I manually drained the mash-out water (180 degrees F) into every pot in the house and into my fermented (10 gallon antique root beer keg) before vorlaufing a few pints and draining into the keggle. As I climbed the ladder with pot after pot of scalding water up to do the mash-out, I could see the sky darkening and hear rumbles in the background. “Self,” I told myself, “you have come this far. Don’t pack it in just yet.” I completed the mash out and collected my full runnings for the boil.
I luckily had the forethought to break down the brewladder and bring all of my other equipment into the kitchen, leaving only the keggle, burner, and propane tank to chance the rain.
I expected to do a 90 minute boil to concentrate the flavor. So I boiled for a half hour before adding my buttering Fuggles (an ounce and a half). Just after those went in, I started to feel the slightest drops of rain. Thinking about the round cookie sheet in the kitchen, I grabbed it and tossed it over the keggle, but on the rim to allow the steam and DMS to hopefully escape. The second hop addition (three-quarters of an ounce) made it in with 20 left on the boil. … Then the sky opened up and there was no way. I could keep the burner from going. I never got the last three-quarter ounce hop addition into the brew, but figured I would drop the pellets in shortly before racking to my secondary or bottling. The raindrops stung my neck as I dragged the burner and keggle carefully toward the sliding glass door.
Without chilling anything, I hooked my shortest hose to the keggle drain and dumped whatever was in the keggle (I estimate about 8-9 gallons) into my ten gallon fermenter. (NOTE: I am fermenting in a stainless steel keg. DO NOT do this with glass or plastic!!). I another first for me; no-chill brewing. Well, that’s not entirely accurate. I lugged the burning hot keg (ouch!) up the stairs (ouch!) and set it in the bathtub in an ice bath. But I kew I wasn’t going to be at pitching temps until morning.
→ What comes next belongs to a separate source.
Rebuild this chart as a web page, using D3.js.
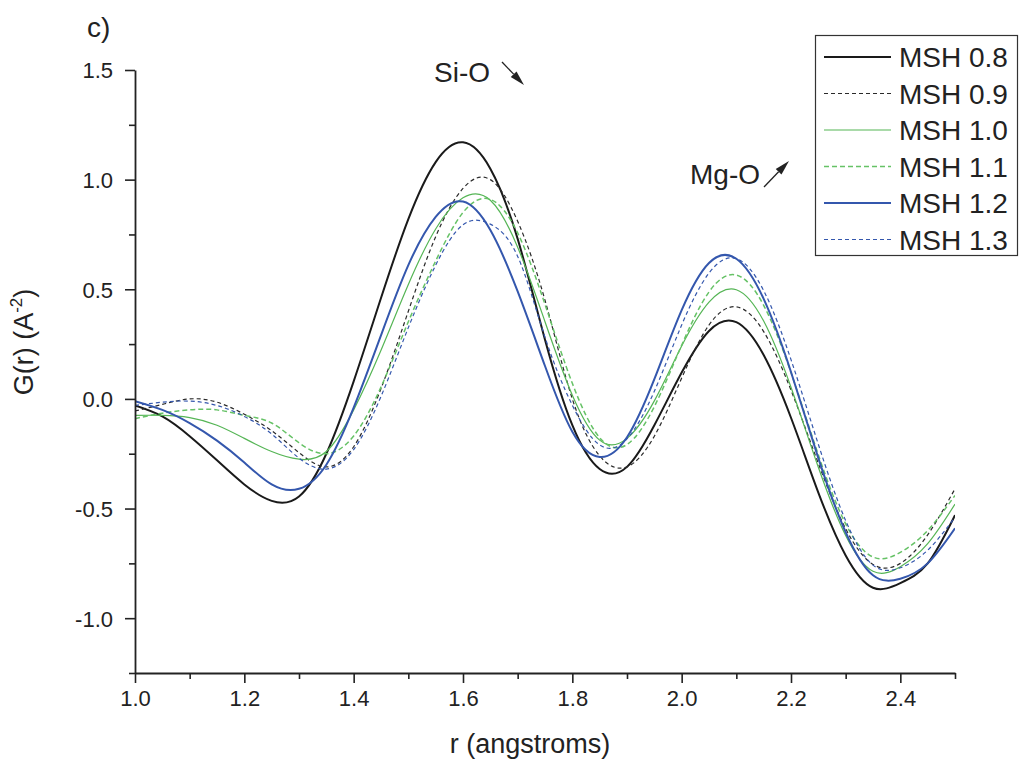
<!DOCTYPE html>
<html><head><meta charset="utf-8">
<script src="https://cdn.jsdelivr.net/npm/d3@7"></script>
<style>
body{margin:0;background:#fff;}
svg{display:block;font-family:"Liberation Sans",Arial,sans-serif;}
</style></head>
<body><svg id="chart" width="1019" height="762"></svg>
<script>
const rValues = [1.00,1.05,1.10,1.15,1.20,1.25,1.30,1.35,1.40,1.45,1.50,1.55,1.60,1.65,1.70,1.75,1.80,1.85,1.90,1.95,2.00,2.05,2.10,2.15,2.20,2.25,2.30,2.35,2.40,2.45,2.50];
const msh08 = [-0.03,-0.08,-0.17,-0.28,-0.39,-0.465,-0.445,-0.25,0.08,0.46,0.82,1.08,1.17,1.05,0.73,0.27,-0.12,-0.32,-0.31,-0.12,0.12,0.31,0.35,0.20,-0.086,-0.427,-0.714,-0.861,-0.84,-0.75,-0.53];
const msh09 = [-0.055,-0.025,0.0,-0.015,-0.07,-0.145,-0.245,-0.31,-0.218,0.047,0.40,0.74,0.96,1.0,0.81,0.45,0.0,-0.26,-0.31,-0.17,0.095,0.337,0.42,0.307,0.04,-0.294,-0.592,-0.755,-0.75,-0.62,-0.41];
const msh10 = [-0.075,-0.075,-0.085,-0.12,-0.18,-0.24,-0.275,-0.24,-0.05,0.222,0.522,0.775,0.917,0.906,0.692,0.352,0.017,-0.188,-0.18,-0.009,0.241,0.441,0.498,0.355,0.053,-0.312,-0.623,-0.786,-0.765,-0.66,-0.48];
const msh11 = [-0.09,-0.065,-0.05,-0.05,-0.075,-0.11,-0.20,-0.25,-0.169,0.054,0.352,0.629,0.85,0.91,0.757,0.431,0.071,-0.177,-0.208,-0.035,0.245,0.488,0.565,0.427,0.12,-0.255,-0.57,-0.721,-0.70,-0.60,-0.44];
const msh12 = [-0.01,-0.05,-0.11,-0.19,-0.29,-0.39,-0.41,-0.30,-0.04,0.29,0.61,0.83,0.90,0.77,0.49,0.15,-0.15,-0.265,-0.175,0.09,0.405,0.62,0.639,0.456,0.123,-0.27,-0.608,-0.804,-0.82,-0.75,-0.59];
const msh13 = [-0.03,-0.015,-0.01,-0.03,-0.08,-0.16,-0.27,-0.32,-0.231,0.011,0.325,0.61,0.794,0.797,0.65,0.281,-0.029,-0.21,-0.182,0.035,0.337,0.574,0.64,0.494,0.179,-0.207,-0.555,-0.758,-0.77,-0.69,-0.54];
const seriesNames = ["MSH 0.8","MSH 0.9","MSH 1.0","MSH 1.1","MSH 1.2","MSH 1.3"];
const xTicks = [1.0,1.2,1.4,1.6,1.8,2.0,2.2,2.4];
const yTicks = [-1.0,-0.5,0.0,0.5,1.0,1.5];

const styles = [
  {color:"#1a1a1a", width:2.0, dash:null},
  {color:"#2a2a2a", width:1.2, dash:"4,3"},
  {color:"#55b555", width:1.2, dash:null},
  {color:"#66c266", width:1.5, dash:"5,3"},
  {color:"#3457ad", width:2.0, dash:null},
  {color:"#3457ad", width:1.2, dash:"4,3"}
];
const seriesData = [msh08,msh09,msh10,msh11,msh12,msh13];

const svg = d3.select("#chart");
const x = d3.scaleLinear().domain([1.0,2.5]).range([135,955]);
const y = d3.scaleLinear().domain([-1.25,1.5]).range([673,70]);

svg.append("defs").append("clipPath").attr("id","clip")
  .append("rect").attr("x",135).attr("y",60).attr("width",820).attr("height",613);

const line = d3.line().x((d,i)=>x(rValues[i])).y(d=>y(d)).curve(d3.curveNatural);
const g = svg.append("g").attr("clip-path","url(#clip)");
seriesData.forEach((s,k)=>{
  g.append("path").attr("d",line(s)).attr("fill","none")
    .attr("stroke",styles[k].color).attr("stroke-width",styles[k].width)
    .attr("stroke-dasharray",styles[k].dash);
});

// axes
const axisColor = "#222";
const fmt = d => d3.format(".1f")(d).replace("\u2212","-");
const xAxis = svg.append("g").attr("transform","translate(0,673)")
  .call(d3.axisBottom(x).tickValues(xTicks).tickFormat(fmt).tickSize(10).tickSizeOuter(0));
const xMinor = svg.append("g").attr("transform","translate(0,673)")
  .call(d3.axisBottom(x).tickValues([1.1,1.3,1.5,1.7,1.9,2.1,2.3,2.5]).tickFormat("").tickSize(6).tickSizeOuter(0));
const yAxis = svg.append("g").attr("transform","translate(135,0)")
  .call(d3.axisLeft(y).tickValues(yTicks).tickFormat(fmt).tickSize(10).tickSizeOuter(0));
const yMinor = svg.append("g").attr("transform","translate(135,0)")
  .call(d3.axisLeft(y).tickValues([-1.25,-0.75,-0.25,0.25,0.75,1.25]).tickFormat("").tickSize(6).tickSizeOuter(0));
[xAxis,xMinor,yAxis,yMinor].forEach(a=>{
  a.selectAll("path").attr("stroke",axisColor).attr("stroke-width",1.8);
  a.selectAll("line").attr("stroke",axisColor).attr("stroke-width",1.6);
});
xMinor.select("path").remove();
yMinor.select("path").remove();
xAxis.selectAll("text").attr("font-size",22).attr("fill","#222").attr("y",33).attr("dy",0).attr("font-family","Liberation Sans, Arial");
yAxis.selectAll("text").attr("font-size",22).attr("fill","#222").attr("x",-22).attr("dy","0.36em").attr("font-family","Liberation Sans, Arial");

// axis labels
svg.append("text").attr("x",530).attr("y",753).attr("text-anchor","middle").attr("font-size",27).attr("fill","#222").text("r (angstroms)");
const yl = svg.append("text").attr("transform","translate(33,342) rotate(-90)").attr("text-anchor","middle").attr("font-size",27).attr("fill","#222");
yl.append("tspan").text("G(r) (A");
yl.append("tspan").attr("font-size",17).attr("dy",-11).text("-2");
yl.append("tspan").attr("dy",11).text(")");

svg.append("text").attr("x",87).attr("y",37).attr("font-size",28).attr("fill","#222").text("c)");

// annotations
function arrow(x1,y1,x2,y2){
  const ang = Math.atan2(y2-y1,x2-x1), L=15, W=4;
  const bx = x2 - L*Math.cos(ang), by = y2 - L*Math.sin(ang);
  svg.append("line").attr("x1",x1).attr("y1",y1).attr("x2",bx).attr("y2",by).attr("stroke","#222").attr("stroke-width",1.3);
  const px = -Math.sin(ang)*W, py = Math.cos(ang)*W;
  svg.append("path").attr("d",`M${x2},${y2}L${bx+px},${by+py}L${bx-px},${by-py}Z`).attr("fill","#222");
}
svg.append("text").attr("x",434).attr("y",82).attr("font-size",28).attr("fill","#222").text("Si-O");
arrow(502,62,524,85);
svg.append("text").attr("x",690).attr("y",184).attr("font-size",28).attr("fill","#222").text("Mg-O");
arrow(764,187,789,161);

// legend
svg.append("rect").attr("x",815.5).attr("y",35.5).attr("width",202).attr("height",220)
  .attr("fill","#fff").attr("stroke","#333").attr("stroke-width",1.2);
seriesNames.forEach((n,k)=>{
  const yy = 57 + k*36.5;
  svg.append("line").attr("x1",824).attr("x2",891).attr("y1",yy).attr("y2",yy)
    .attr("stroke",styles[k].color).attr("stroke-width",styles[k].width).attr("stroke-dasharray",styles[k].dash);
  svg.append("text").attr("x",899).attr("y",yy+10).attr("font-size",28).attr("fill","#222").text(n);
});
</script></body></html>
Once morning came, I checked the fermometer strip and it read 68/70 degrees. Close enough for my tastes on this brew. I lugged it back down into the basement to pitch the two packets of rehydrated Nottingham, stuck a gas disconnect on the post and stuck the other end of the hose into a jar of sanitizer. I then showered and went to church. I’ll fess up to praying a little that my whole evening wasn’t for naught.
By the time I returned, there were signs of fermentation and a bubble every few minutes. By evening, the jar looked like a proper from a Frankenstein movie, chugging away with a glub-blub-blub. I must have done something right.
While draining into the fermenter, I managed to grab a sample and put it in the fridge over night to chill to 60. the specific gravity reading was 1.048, which comes in short of the planned 1.051′ but not by much. I still expect this won’t be an ESB, so we’ll just call it a pale ale by now.
Temps have risen to off the fermometer scale, which is not ideal, but without temperatue control, there’s not much could do. I’m letting this one ride. Nasty Notty esters may work out for this SMaSH. Gravity reading last night was 1.010, and thermally active bubbling has stopped. I’ll let it sit another week before bothering it again. I may rack to two cornys for brite tanks and dry hop one and not the other. Not sure at this point.
Well, that’s the story of my calamity SMaSH. Present name is Tornado Ale-y. But I’m throwing around a few Thor ideas.